During the interview, Landau spoke about his not-so-traditional Jewish upbringing. “I grew up Jewish, but without doing the traditional temple and bar mitzvah thing,” he said. “I had two brothers who were bar mitzvahed, but when it came to me, I think my parents and my sisters were more of the philosophy that being raised Jewish and living Jewish is more about how you live life on a day-to-day basis than going to temple itself.”

Landau’s parents, Ely and Edie Landau, were in the film business, as well. “My parents were producers, and they produced a bunch of artsy movies … some of which were Jewish movies,” he said. “And they instilled in me an ethic about other people. It’s about giving back and sharing.” 

One of the Jewish films produced by Landau’s parents is “The Pawnbroker.” The 1965 film, directed by Sidney Lumet and starring Rod Steiger, is one of the first films to address the effects of concentration camps on survivors.

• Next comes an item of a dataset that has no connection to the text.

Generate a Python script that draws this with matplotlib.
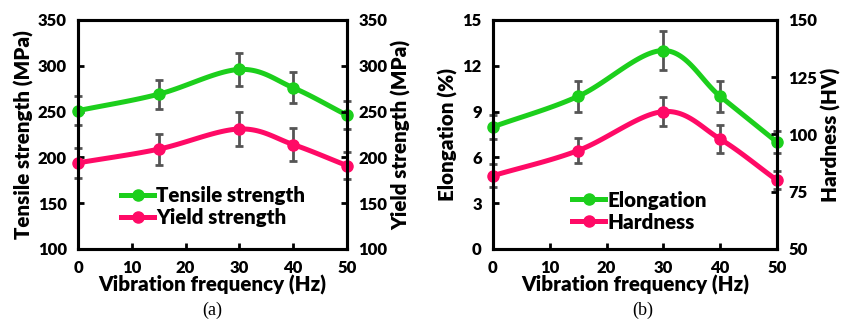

The couple also produced “The Man in the Glass Booth,” another tale of concentration-camp survival, based on the actual trial of war criminal Adolf Eichmann. Made in 1975 and directed by Arthur Hiller, it starred Maximilian Schell, who, like Steiger in “The Pawnbroker,” received an Oscar nomination for best actor.

“My parents also produced a film called ‘The Chosen,’said Landau of the 1982 film, based on the Chaim Potok novel, starring the young Robby Benson as a conflicted yeshiva student. “And this is what I mean about what you do and how you live your life,” he added. “When they did ‘The Chosen’ it was not enough for them just to produce the movie. They did it as a fundraising event for educational institutions in Israel. They got together a group of big-name stars and did something called Celebration 33, which marked the 33rd anniversary of the creation of Israel.”

Appropriately, “The Chosen” focuses on the revelations at the end of the war about the Holocaust and Israel’s struggle to become an independent Jewish state.
Following in his parent’s footsteps, Landau rose to become a studio executive at 20th Century Fox, and it was during that tenure he first met Cameron, who at the time was directing now-California Gov.  Arnold
Schwarzenegger in the 1994 film, “True Lies.” After Landau left Fox, Cameron asked him to come on board as a producer for his ambitious new project, ‘Titanic.”

“James comes up with the great dreams,” he said, reflecting on their relationship. “And it’s my job to make those dreams come true.” Landau said his own style is captured in a conversation he had with Warren Beatty when Landau was working as a producer in 1990 on Beatty’s film “Dick Tracy.” Beatty asked Landau if he knew what made Landau such a great producer.

“I gave him, like, four wrong answers. And he said, ‘I’ll tell you what it is. It’s that you dream about the movie every night. I know that because you come in with ideas every day.’”
Landau added, “It was so easy to go home and dream about Pandora.”

Landau and Cameron are now planning several new projects together, including “Battle Angel,” based on graphic novels by Yukito Kishiro, as well as, not surprisingly, today’s most highly anticipated sequel, “Avatar 2.”